以下に、それぞれの認証取得による主なメリットをまとめました。

規格 主なメリット
HACCP
  • 食中毒リスクの低減
  • 消費者の信頼獲得
  • 法令遵守(一部義務化)
ISO22000
  • HACCPのメリットに加え
  • 国際的な信頼性の獲得(輸出促進)
  • 食品安全マネジメントシステム全体の強化
  • サプライヤーとの連携強化
  • 企業価値の向上

どちらの規格も、食品安全という共通の目標に向かって、それぞれ異なるアプローチでその実現を支援するものです。

まとめ:HACCPとISO22000の使い分け

HACCPとISO22000のどちらを採用すべきか、あるいは両方を取り入れるべきか、という点は、企業の規模、事業内容、目標とする市場などによって異なります。HACCPは、食品の安全性を確保するための基本的な手法として、食品関連事業者が必ず導入を検討すべきものです。特に、日本国内においては、HACCPに沿った衛生管理の実施が一部義務化されており、その重要性は高まっています。

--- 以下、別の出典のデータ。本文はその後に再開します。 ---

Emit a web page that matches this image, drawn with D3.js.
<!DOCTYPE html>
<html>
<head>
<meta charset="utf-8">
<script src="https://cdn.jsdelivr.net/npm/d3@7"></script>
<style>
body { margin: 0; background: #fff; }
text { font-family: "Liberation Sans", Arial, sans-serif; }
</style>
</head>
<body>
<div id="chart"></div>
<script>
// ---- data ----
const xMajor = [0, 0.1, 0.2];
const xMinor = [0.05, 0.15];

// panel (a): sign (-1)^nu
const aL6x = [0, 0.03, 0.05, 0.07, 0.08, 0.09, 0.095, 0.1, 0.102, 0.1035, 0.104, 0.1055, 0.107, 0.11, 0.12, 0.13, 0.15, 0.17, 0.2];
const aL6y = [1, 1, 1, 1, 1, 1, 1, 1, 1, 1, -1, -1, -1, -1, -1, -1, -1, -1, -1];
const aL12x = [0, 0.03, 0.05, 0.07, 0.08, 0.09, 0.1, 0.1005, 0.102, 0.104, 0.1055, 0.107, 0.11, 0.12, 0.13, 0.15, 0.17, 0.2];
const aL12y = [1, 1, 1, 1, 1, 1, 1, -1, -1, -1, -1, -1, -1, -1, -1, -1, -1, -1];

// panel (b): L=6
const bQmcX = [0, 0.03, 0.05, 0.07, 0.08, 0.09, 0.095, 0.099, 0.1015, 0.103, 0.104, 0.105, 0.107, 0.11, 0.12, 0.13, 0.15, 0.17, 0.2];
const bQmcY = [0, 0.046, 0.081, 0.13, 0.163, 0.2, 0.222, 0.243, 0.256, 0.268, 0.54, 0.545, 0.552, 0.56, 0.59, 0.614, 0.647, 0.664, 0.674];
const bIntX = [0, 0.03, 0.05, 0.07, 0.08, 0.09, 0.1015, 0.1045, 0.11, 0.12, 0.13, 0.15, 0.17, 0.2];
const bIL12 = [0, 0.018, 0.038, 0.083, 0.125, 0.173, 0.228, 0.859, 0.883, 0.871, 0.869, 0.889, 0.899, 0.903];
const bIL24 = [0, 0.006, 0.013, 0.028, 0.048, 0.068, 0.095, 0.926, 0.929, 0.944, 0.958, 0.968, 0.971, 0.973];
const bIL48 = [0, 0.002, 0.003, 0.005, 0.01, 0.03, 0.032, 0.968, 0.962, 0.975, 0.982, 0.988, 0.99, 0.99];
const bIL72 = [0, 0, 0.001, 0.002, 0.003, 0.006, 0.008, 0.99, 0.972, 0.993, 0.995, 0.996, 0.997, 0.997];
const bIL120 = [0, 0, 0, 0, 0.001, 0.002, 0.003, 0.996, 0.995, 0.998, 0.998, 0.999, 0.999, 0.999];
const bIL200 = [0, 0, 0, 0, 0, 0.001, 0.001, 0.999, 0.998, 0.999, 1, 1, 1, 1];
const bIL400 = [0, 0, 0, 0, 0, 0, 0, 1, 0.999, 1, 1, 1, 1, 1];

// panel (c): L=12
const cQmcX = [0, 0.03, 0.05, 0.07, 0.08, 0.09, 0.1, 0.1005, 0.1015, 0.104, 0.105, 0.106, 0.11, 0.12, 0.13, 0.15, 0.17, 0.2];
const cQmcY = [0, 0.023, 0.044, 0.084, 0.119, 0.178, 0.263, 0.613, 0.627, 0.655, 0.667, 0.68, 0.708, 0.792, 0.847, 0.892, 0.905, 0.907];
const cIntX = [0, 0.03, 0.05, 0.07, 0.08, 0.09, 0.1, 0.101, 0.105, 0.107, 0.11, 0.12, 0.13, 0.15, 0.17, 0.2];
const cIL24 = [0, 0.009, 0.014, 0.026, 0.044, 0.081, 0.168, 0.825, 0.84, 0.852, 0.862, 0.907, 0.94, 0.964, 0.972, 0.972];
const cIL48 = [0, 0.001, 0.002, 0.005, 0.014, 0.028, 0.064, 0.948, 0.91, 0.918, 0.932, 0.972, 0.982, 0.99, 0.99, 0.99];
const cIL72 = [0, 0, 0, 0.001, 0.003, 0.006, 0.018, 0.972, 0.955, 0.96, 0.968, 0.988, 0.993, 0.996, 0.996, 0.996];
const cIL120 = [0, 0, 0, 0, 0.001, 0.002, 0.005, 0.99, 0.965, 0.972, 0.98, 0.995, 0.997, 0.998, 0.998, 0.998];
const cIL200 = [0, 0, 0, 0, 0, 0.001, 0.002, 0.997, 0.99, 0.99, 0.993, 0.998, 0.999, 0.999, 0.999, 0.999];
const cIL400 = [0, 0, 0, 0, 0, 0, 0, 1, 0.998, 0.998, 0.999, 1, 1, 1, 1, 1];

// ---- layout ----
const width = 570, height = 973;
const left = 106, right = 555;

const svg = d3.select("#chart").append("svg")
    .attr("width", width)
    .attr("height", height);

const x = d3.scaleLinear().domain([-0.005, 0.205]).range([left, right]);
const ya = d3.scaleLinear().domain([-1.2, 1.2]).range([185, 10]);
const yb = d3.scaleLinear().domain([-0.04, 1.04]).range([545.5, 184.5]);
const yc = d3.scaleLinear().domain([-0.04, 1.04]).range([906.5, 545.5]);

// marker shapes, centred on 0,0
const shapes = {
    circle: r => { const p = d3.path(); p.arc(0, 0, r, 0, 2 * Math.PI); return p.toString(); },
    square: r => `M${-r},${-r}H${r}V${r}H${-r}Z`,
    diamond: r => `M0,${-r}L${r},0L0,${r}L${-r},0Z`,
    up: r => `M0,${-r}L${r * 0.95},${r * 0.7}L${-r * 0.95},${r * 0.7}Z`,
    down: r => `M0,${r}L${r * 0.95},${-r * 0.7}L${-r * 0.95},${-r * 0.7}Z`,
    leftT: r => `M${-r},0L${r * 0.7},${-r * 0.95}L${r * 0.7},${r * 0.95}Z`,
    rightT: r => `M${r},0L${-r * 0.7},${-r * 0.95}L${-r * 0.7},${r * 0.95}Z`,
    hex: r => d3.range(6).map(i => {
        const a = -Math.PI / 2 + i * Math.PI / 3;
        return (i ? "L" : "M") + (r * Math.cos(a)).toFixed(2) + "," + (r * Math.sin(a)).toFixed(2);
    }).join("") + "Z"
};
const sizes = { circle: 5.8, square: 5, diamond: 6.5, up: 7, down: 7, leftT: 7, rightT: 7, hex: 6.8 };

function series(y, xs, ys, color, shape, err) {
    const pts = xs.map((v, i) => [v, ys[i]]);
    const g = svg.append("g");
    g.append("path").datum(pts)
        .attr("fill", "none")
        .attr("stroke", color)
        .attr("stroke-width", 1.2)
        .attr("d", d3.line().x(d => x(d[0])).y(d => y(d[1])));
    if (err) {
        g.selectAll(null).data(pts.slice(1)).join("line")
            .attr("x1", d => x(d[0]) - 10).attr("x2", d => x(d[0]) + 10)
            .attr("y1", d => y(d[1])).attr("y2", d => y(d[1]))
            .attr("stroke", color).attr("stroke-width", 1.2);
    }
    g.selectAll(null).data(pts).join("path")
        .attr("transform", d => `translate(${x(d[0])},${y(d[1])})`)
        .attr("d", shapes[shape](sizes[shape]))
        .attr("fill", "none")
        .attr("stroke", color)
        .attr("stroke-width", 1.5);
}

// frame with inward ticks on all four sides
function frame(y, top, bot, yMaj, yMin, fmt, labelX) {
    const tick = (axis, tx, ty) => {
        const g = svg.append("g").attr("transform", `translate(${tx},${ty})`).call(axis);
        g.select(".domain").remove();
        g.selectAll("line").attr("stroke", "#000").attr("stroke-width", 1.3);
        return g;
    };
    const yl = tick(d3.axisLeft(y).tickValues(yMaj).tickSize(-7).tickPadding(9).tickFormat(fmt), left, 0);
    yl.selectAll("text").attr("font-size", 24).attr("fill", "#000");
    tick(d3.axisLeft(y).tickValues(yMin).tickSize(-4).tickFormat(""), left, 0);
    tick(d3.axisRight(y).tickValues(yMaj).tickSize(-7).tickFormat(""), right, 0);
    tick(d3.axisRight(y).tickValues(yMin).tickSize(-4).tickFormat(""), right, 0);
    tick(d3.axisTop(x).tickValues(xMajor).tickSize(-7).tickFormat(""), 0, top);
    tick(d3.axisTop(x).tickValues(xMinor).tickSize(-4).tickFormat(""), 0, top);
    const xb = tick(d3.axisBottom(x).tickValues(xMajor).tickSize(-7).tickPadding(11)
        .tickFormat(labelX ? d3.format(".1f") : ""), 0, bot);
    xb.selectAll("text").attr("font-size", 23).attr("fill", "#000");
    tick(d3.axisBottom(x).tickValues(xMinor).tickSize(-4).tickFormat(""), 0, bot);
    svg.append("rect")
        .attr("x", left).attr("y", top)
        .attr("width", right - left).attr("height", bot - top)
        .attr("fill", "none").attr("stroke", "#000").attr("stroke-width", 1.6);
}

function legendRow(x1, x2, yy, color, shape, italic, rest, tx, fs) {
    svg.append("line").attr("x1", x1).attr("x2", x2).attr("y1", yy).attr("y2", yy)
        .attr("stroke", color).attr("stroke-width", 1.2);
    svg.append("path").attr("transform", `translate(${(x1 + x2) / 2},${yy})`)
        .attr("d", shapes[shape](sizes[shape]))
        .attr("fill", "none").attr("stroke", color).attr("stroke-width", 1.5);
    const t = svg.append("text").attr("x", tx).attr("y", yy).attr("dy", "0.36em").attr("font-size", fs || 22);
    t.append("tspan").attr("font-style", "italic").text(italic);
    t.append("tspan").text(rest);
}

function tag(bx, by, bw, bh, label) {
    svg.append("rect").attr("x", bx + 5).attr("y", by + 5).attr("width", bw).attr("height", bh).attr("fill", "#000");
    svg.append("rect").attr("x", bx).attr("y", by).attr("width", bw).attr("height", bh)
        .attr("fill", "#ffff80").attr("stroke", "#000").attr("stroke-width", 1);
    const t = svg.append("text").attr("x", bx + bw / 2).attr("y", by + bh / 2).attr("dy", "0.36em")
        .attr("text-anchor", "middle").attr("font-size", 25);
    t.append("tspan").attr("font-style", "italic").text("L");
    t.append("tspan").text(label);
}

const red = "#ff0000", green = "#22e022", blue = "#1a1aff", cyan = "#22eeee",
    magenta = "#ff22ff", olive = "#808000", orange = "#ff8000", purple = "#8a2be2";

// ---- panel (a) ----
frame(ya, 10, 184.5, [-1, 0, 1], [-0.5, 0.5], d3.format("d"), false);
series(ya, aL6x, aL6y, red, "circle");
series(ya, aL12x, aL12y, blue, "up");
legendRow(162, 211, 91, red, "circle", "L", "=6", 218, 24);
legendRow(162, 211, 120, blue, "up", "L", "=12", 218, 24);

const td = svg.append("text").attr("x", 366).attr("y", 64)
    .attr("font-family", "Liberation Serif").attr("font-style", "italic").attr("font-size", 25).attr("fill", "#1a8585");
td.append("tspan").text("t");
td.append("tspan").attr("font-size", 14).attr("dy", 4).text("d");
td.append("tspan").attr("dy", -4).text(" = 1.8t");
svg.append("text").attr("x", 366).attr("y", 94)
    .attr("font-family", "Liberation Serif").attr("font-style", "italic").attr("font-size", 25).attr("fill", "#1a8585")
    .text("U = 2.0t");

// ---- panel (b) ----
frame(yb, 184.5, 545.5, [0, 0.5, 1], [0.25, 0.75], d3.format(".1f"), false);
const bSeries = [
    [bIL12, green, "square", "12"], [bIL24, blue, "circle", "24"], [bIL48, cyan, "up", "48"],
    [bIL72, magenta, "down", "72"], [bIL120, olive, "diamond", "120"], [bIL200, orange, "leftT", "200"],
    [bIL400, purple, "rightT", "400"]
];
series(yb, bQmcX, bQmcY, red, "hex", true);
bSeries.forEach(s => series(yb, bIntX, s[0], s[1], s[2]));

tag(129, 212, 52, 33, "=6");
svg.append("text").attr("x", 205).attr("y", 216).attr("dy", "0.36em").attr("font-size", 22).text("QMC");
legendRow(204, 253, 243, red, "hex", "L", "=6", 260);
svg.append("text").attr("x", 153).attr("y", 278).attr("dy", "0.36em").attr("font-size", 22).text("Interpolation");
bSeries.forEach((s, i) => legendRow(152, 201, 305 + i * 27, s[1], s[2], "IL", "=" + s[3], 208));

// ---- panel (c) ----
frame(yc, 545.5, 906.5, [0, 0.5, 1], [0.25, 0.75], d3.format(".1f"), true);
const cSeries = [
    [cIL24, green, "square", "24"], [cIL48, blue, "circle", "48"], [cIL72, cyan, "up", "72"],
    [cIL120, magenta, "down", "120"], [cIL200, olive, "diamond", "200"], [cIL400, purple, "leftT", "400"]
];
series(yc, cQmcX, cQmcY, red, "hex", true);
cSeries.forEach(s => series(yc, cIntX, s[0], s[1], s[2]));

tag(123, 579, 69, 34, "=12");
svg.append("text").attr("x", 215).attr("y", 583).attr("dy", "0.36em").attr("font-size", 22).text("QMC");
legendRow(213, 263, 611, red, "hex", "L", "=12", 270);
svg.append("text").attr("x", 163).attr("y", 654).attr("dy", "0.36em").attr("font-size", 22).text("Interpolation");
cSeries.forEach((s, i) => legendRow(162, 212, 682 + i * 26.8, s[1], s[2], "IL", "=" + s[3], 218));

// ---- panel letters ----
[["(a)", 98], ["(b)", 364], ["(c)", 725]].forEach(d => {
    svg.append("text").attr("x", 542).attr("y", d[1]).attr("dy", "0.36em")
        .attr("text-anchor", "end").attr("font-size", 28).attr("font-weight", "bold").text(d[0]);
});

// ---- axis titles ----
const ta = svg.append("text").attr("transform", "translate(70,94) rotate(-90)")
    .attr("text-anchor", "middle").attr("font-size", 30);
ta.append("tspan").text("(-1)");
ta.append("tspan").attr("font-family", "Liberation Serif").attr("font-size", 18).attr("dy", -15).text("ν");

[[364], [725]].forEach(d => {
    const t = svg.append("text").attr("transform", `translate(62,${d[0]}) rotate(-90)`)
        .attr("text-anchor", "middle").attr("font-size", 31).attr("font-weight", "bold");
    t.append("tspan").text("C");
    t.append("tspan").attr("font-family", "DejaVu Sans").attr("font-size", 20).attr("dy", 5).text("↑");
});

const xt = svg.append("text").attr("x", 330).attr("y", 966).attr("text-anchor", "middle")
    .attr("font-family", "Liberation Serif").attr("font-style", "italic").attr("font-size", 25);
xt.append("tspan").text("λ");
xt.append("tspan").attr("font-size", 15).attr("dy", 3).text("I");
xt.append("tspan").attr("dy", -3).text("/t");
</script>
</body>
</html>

一方、ISO22000は、HACCPの考え方を包含し、より包括的で国際的な食品安全マネジメントシステムを構築したい企業に適しています。グローバル市場への展開を目指す企業や、サプライヤーとの連携を強化したい企業、組織全体の食品安全管理体制をより一層向上させたい企業にとっては、ISO22000の認証取得が有効な選択肢となります。

両者は排他的なものではなく、HACCPの考え方を基盤として、ISO22000のシステムを構築するという関係性があります。自社の状況や目的に合わせて、最適な規格を選択し、食品安全の確保に役立てていくことが大切です。

食品の安全は、私たちの健康を守るために最も重要なことです。HACCPとISO22000、それぞれの特徴を理解し、より安全な食品を提供するための取り組みを進めていきましょう。